Saturday, April 01, 2006

Hello all,
I'm finally updating my blog, I have had nothing to blog about all week so didn't want to bore y'all. I finally bought my shoes...YAY!! I got these kick ass nike shoes that I haven't as yet tried out cos I'm a lazy twit. This is after I had to sit through this sales chick tell me that I was a size 9 foot when i'm a size 8!! Ok I have beef with this cos you don't tell a big girl that the one place she believes is in proportion is actually bigger than she thought, I got enough to deal with already!! So then she brings out these ridiculously ugly shoes, they were so fugly it wasn't funny, they were like a trailer truck on my feet. They were really, really bulky and heavy. I must admit though they were comfortable because they were so stable that I guess they bore me really well but for the heart of me, I could not fathom shelling out $220 for a pair of the ugliest shoes I have ever seen in my whole entire life...and that's counting the puke yellow hiking-wanna be shoes one of my moms friends gave me. So I told her I'd think about it and went next door to footlocker and got the shoes I'd known I was going to buy all along, I just had to try them on and they were perfect, (and cheaper), so I got em.
Ok, on a more serious note. I watched a documentary on tv the other day called "medical miracles" or something like that. This particular episode was about a guy somewhere in the states who weighed 345kilos. Okay, i'll write that out again, he weighed 345 kilos. He had got to a point where he couldn't even move himself, he had to be rolled over in bed to prevent his bedsores from getting infected. He pretty much lived in his bed. For fear of death, his family got him to go to a rehab clinic for the morbidly obese (their term not mine). He couldn't stand it, partly because he thought their food sucked, he was way to used to feeding himself junk that healthy food just didn't figure in his rader.

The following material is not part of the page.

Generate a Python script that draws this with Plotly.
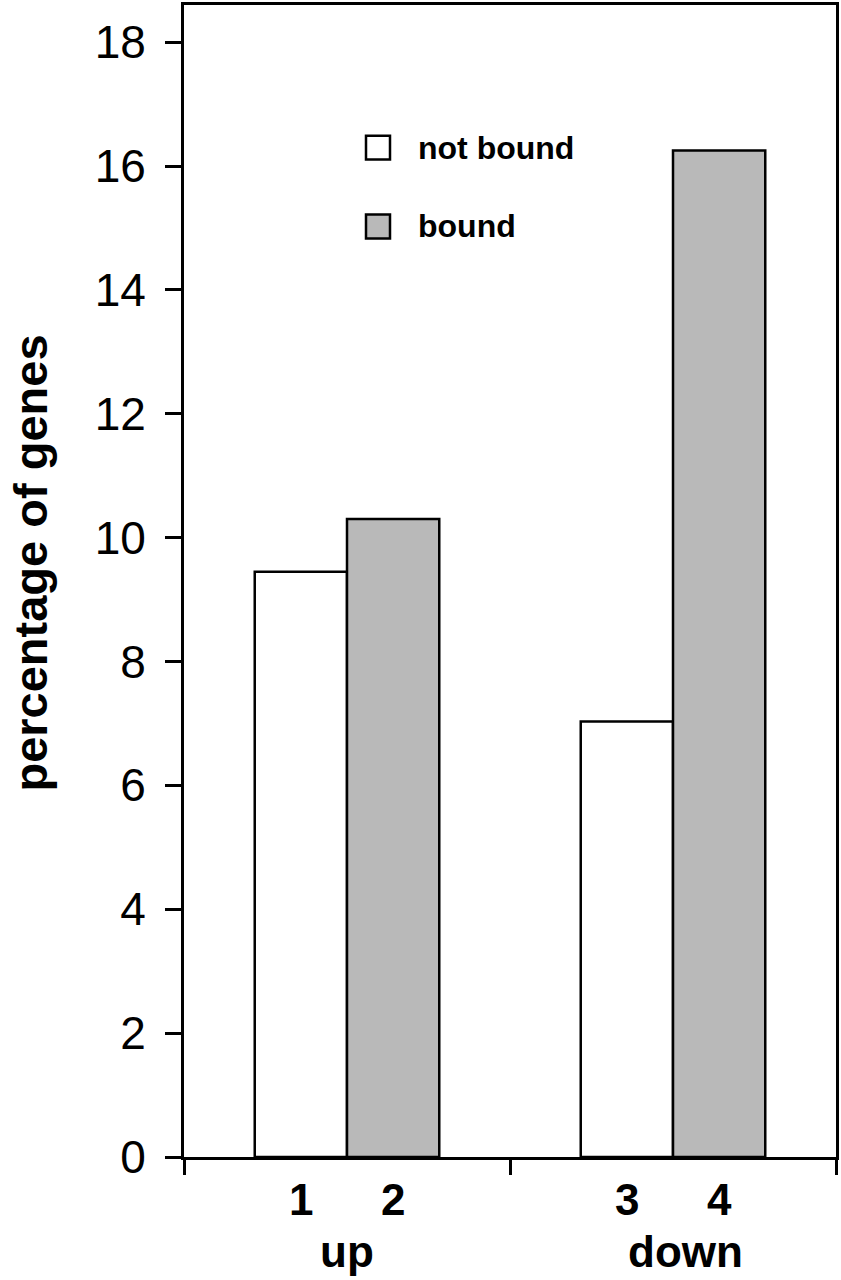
import plotly.graph_objects as go

groups = ["up", "down"]
bar_labels_not_bound = ["1", "3"]
bar_labels_bound = ["2", "4"]
not_bound = [9.45, 7.03]
bound = [10.3, 16.25]
y_ticks = [0, 2, 4, 6, 8, 10, 12, 14, 16, 18]
series_names = ["not bound", "bound"]
series_colors = ["white", "#b9b9b9"]
y_title = "percentage of genes"

FONT = "Liberation Sans, Arial, Helvetica, sans-serif"
bar_w = 0.283
group_label_xshift = [0, 12]
xpos = list(range(len(groups)))

fig = go.Figure()
fig.add_trace(go.Bar(
    x=xpos, y=not_bound, name=series_names[0], width=bar_w, offset=-bar_w,
    marker=dict(color=series_colors[0], line=dict(color="black", width=2.5)),
))
fig.add_trace(go.Bar(
    x=xpos, y=bound, name=series_names[1], width=bar_w, offset=0,
    marker=dict(color=series_colors[1], line=dict(color="black", width=2.5)),
))

annotations = []
for i, g in enumerate(groups):
    annotations.append(dict(x=i - bar_w / 2, y=0, xref="x", yref="y", text=bar_labels_not_bound[i],
                            showarrow=False, yanchor="top", yshift=-16,
                            font=dict(family=FONT, size=44, color="black", weight="bold")))
    annotations.append(dict(x=i + bar_w / 2, y=0, xref="x", yref="y", text=bar_labels_bound[i],
                            showarrow=False, yanchor="top", yshift=-16,
                            font=dict(family=FONT, size=44, color="black", weight="bold")))
    annotations.append(dict(x=i, y=0, xref="x", yref="y", text=g,
                            showarrow=False, yanchor="top", yshift=-68, xshift=group_label_xshift[i],
                            font=dict(family=FONT, size=44, color="black", weight="bold")))

# manual legend (larger swatches than plotly's built-in legend)
shapes = []
plot_l, plot_r, plot_t, plot_b = 184, 836, 2, 1157
def px_x(p):
    return (p - plot_l) / (plot_r - plot_l)
def px_y(p):
    return (plot_b - p) / (plot_b - plot_t)
leg_rows = [145, 224]
for name, color, cy in zip(series_names, series_colors, leg_rows):
    shapes.append(dict(type="rect", xref="paper", yref="paper",
                       x0=px_x(366), x1=px_x(390), y0=px_y(cy + 12), y1=px_y(cy - 12),
                       fillcolor=color, line=dict(color="black", width=2.5)))
    annotations.append(dict(x=px_x(416), y=px_y(cy), xref="paper", yref="paper", text=name,
                            showarrow=False, xanchor="left", yanchor="middle",
                            font=dict(family=FONT, size=32, color="black", weight="bold")))

# y-axis title
annotations.append(dict(x=px_x(31), y=px_y(562), xref="paper", yref="paper", text=y_title,
                        showarrow=False, textangle=-90, xanchor="center", yanchor="middle",
                        font=dict(family=FONT, size=47, color="black", weight="bold")))

fig.update_layout(
    width=841, height=1280,
    margin=dict(l=184, r=5, t=2, b=123),
    plot_bgcolor="white", paper_bgcolor="white",
    barmode="overlay",
    showlegend=False,
    annotations=annotations,
    shapes=shapes,
    xaxis=dict(range=[-0.5, 1.5], tickvals=[-0.5, 0.5, 1.5], ticktext=["", "", ""],
               ticks="outside", ticklen=15, tickwidth=3, tickcolor="black",
               showline=True, linewidth=3, linecolor="black", mirror=True,
               showgrid=False, zeroline=False, fixedrange=True),
    yaxis=dict(range=[0, 18.6], tickvals=y_ticks, ticks="outside", ticklen=16, tickwidth=3,
               tickcolor="black", showline=True, linewidth=3, linecolor="black", mirror=True,
               showgrid=False, zeroline=False, ticklabelstandoff=10,
               tickfont=dict(family=FONT, size=46, color="black")),
)

fig.write_html("out.html")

Also, this facility was way away from his wife and you know how it is when you are removed from your family and your support systems. He went into cardiac arrest because his body couldn't handle the massive strain it was under.

He died.

I was a bit shell shocked after this because in a way, even though I am trying to curb my bad habits before they get to a point where they can kill me, I have seen what awaits me if I should fail. However, even if I have seen this, I still get into phases (like now) where taking care of myself by watching what I eat and exercising, by surrounding myself with positive people, by not letting the stresses of life get to me just falls by the wayside. Other people have lost their battle to get a hold of their weight before it becomes to hard to handle, not just for aesthetic reasons but as a matter of life and death, I do not want to be one of those people. I keep marvelling at how great my body is because I haven't succumbed to diabetes or high blood pressure even if I am 30kilos or more overweight. I think I only have so long to go before my body gives up on taking care of me because I'm not taking care of my body. I think for the first time in my life I realise that I want to be healthy, not just nice to look at.